I’d come to CL hoping for a certain effortlessness, a temporary engagement followed by a complete and permanent lack of involvement. I could already tell that there would be times when this would be enough, when all there was to say was “Patient did not have a panic attack” or “Despite tears, patient is not depressed.” But I also already felt that familiar resentment, the insult to my self-esteem as I watched people who had more experience than I—whose very job I’d presumed it was to know more than a mere trainee—address something psychologically treatable as if it were not so. In this way, CL offered me anything but ease, at least for as long as I chose to maintain my lesser-than position. Student. The moniker had worn so thin, my last and sorriest excuse.

That afternoon I went to Scott to ask whether he might dig up a psychologist to provide some extra supervision during my time on CL. I craved my own discipline’s perspective, which was the implicit promise of this internship and one that had been only minimally fulfilled. He acknowledged the soundness of the idea halfheartedly, and we both knew we’d never speak of it again. Later in the week I asked him for a letter of recommendation. It was March and time to think about
what would come next, and there was a job I was applying for. Scott hedged in a similar way, and I knew it was one more thing he wouldn’t give me. I left his office unsettled.

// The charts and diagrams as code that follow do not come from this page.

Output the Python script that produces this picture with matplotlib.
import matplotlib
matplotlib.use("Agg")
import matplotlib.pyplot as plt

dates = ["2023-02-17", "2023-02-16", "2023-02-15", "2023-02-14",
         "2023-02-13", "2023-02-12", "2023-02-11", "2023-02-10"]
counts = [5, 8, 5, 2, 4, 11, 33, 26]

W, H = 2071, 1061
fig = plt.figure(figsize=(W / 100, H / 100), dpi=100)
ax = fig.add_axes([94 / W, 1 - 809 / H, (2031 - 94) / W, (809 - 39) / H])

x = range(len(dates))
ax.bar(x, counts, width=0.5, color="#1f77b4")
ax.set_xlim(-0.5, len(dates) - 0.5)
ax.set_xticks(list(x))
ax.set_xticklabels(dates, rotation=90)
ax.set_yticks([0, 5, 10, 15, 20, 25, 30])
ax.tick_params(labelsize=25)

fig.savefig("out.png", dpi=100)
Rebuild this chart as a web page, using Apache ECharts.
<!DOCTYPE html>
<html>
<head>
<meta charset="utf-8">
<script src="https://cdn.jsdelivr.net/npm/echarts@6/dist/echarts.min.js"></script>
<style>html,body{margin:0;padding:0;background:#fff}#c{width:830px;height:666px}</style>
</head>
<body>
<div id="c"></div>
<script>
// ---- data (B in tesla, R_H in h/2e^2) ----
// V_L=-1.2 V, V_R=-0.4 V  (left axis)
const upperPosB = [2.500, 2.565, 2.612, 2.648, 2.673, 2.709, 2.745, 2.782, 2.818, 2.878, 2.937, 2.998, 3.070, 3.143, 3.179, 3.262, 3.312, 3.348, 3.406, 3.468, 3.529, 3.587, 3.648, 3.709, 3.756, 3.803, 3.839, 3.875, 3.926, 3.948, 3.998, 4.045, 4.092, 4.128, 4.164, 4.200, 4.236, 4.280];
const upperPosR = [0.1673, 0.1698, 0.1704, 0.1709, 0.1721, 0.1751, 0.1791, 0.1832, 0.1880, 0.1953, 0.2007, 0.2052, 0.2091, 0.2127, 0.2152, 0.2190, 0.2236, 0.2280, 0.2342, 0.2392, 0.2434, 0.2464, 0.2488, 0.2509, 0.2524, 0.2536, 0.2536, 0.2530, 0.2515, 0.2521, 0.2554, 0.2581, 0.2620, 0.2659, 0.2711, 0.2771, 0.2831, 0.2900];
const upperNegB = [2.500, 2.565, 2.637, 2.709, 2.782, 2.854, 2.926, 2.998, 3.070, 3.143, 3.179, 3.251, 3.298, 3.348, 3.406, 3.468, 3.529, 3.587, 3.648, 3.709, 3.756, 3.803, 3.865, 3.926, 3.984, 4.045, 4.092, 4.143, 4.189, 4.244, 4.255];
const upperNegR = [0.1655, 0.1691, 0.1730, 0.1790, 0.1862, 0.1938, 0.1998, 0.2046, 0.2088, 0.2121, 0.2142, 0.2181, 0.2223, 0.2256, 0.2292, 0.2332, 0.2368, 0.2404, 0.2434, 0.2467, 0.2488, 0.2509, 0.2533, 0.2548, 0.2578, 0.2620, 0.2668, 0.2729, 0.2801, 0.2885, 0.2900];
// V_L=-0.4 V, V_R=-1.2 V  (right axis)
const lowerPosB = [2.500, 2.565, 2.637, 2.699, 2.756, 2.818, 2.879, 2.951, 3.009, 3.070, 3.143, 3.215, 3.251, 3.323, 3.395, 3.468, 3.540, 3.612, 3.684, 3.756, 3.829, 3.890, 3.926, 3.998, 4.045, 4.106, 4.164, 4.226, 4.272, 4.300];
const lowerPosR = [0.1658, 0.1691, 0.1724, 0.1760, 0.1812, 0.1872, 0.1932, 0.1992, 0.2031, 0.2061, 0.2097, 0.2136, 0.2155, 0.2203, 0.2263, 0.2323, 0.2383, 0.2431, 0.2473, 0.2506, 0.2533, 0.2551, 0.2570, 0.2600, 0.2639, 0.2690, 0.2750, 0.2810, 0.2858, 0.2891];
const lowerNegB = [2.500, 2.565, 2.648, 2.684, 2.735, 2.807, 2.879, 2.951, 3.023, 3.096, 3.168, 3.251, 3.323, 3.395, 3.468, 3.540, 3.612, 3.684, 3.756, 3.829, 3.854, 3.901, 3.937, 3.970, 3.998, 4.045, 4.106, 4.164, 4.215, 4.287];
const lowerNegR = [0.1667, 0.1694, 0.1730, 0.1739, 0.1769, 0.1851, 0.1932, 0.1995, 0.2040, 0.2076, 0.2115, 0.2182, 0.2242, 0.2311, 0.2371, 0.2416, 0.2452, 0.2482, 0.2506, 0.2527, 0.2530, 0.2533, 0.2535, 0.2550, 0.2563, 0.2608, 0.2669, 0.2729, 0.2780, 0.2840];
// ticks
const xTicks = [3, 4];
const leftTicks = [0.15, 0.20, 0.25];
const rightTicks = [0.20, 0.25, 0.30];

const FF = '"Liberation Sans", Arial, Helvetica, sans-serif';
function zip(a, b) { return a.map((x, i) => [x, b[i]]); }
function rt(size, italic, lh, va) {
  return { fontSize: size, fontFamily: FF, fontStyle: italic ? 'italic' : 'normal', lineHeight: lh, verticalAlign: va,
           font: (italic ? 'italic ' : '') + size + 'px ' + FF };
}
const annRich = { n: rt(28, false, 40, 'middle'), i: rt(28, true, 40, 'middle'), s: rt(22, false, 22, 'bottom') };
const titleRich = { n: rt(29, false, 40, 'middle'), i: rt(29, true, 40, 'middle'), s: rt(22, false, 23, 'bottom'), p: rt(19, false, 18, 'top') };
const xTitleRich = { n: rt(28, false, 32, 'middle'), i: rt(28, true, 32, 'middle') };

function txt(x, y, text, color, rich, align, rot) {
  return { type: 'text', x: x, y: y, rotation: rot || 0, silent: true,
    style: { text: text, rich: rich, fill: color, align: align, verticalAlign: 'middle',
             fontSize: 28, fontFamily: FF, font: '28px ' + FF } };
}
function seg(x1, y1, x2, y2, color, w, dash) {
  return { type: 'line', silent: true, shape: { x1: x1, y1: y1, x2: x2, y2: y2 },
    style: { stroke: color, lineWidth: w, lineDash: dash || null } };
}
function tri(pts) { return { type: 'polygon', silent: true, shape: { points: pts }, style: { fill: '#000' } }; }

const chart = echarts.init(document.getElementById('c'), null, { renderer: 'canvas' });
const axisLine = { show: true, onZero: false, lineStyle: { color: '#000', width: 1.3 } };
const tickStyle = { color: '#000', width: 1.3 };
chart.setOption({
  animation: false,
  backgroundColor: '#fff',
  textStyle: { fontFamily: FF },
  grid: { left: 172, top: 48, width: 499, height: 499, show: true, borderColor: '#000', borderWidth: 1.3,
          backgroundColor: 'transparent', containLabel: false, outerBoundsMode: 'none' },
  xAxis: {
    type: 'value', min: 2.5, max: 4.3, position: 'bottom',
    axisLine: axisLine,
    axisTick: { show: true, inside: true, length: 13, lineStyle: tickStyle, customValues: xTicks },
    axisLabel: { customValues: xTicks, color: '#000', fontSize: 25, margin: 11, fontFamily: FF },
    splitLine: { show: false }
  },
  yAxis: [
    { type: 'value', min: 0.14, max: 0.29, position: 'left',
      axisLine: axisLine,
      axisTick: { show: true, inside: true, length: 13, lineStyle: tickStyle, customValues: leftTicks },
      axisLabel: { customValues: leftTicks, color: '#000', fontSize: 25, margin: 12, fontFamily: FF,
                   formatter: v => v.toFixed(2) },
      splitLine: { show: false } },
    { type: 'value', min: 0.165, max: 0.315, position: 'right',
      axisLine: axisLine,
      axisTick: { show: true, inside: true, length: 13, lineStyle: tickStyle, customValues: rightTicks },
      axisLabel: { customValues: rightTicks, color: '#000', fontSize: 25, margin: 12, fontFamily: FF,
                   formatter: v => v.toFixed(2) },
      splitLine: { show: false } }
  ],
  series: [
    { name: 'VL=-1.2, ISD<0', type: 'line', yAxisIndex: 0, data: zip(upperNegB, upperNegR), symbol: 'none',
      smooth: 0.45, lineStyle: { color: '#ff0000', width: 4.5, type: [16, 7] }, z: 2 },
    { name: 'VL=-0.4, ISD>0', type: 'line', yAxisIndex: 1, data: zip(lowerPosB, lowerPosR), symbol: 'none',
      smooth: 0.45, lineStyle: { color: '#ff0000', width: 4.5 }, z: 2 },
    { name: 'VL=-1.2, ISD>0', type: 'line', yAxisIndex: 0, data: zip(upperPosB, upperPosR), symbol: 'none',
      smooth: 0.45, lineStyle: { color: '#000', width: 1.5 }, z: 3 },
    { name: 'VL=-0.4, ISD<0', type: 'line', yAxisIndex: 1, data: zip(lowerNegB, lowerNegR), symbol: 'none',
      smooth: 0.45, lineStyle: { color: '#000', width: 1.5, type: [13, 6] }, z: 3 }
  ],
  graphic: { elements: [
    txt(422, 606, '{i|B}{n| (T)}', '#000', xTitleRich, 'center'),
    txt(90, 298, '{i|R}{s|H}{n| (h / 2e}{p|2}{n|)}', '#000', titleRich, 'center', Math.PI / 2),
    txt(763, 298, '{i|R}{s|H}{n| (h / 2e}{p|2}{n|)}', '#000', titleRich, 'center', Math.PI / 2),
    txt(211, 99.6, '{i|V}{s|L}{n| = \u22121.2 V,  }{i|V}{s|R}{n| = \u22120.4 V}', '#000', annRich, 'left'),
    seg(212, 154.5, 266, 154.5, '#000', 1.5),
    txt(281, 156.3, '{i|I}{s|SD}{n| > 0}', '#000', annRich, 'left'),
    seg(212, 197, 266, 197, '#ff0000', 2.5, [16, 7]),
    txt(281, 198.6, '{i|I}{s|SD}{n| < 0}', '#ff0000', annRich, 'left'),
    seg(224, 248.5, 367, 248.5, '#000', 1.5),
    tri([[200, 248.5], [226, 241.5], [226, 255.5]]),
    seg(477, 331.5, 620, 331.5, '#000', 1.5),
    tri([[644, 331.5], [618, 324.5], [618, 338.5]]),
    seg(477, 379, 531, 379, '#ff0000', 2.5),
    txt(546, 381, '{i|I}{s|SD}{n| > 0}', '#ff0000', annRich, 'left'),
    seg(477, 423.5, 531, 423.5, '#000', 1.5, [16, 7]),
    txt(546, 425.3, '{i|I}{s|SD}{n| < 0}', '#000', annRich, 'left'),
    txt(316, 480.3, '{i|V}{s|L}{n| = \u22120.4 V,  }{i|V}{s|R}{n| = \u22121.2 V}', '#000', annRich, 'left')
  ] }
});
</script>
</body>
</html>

Dr. Winslow was the youngest CL attending, and the best looking. He might have been a catalog model for J.Crew or the Gap, and he was yet another CL brainiac besides. He’d been on CL at Bellevue before coming to Downstate, and he sang the praises of the interdisciplinary team there, but he never sent me alone on calls like Dr. Kapoor did, and Tamar said he never would. One morning I walked into the consult office toward the end of a conversation he was having with a resident. They were discussing a patient in obstetrics we’d be following up with that morning. “She has an outpatient therapist who she’s been with for a while, but she’s no good. She’s a social worker,” he said to the resident. His last sentence dripped contempt. He looked at me and smiled handsomely. He was really very handsome. “I don’t know about you, but I don’t think much of social workers as clinicians,” he said with a conspiratorial glinting smile.

Well, the damnable truth be told, I didn’t either. We all needed somebody to buttress our professional worth. Physicians had psychiatrists, who I’d come to learn were the scourge of the medical profession. Psychiatrists had psychologists. Whom did we have but social workers? One of my professors told this old joke, and George liked to repeat it: social workers want to be psychologists, and psychologists want to be psychiatrists, and psychiatrists want to be psychoanalysts, and psychoanalysts want to be tall. I suspected Dr. Winslow had no more regard for psychologists than he did for social workers.

“When you see the patient, tell her she should really be in therapy with a resident,” Dr. Winslow continued, addressing the underling doctor again. Dr. Winslow was my own age and easier to challenge than the others, and I was starting to feel I’d earned the right to speak up, or that maybe I’d had it all along.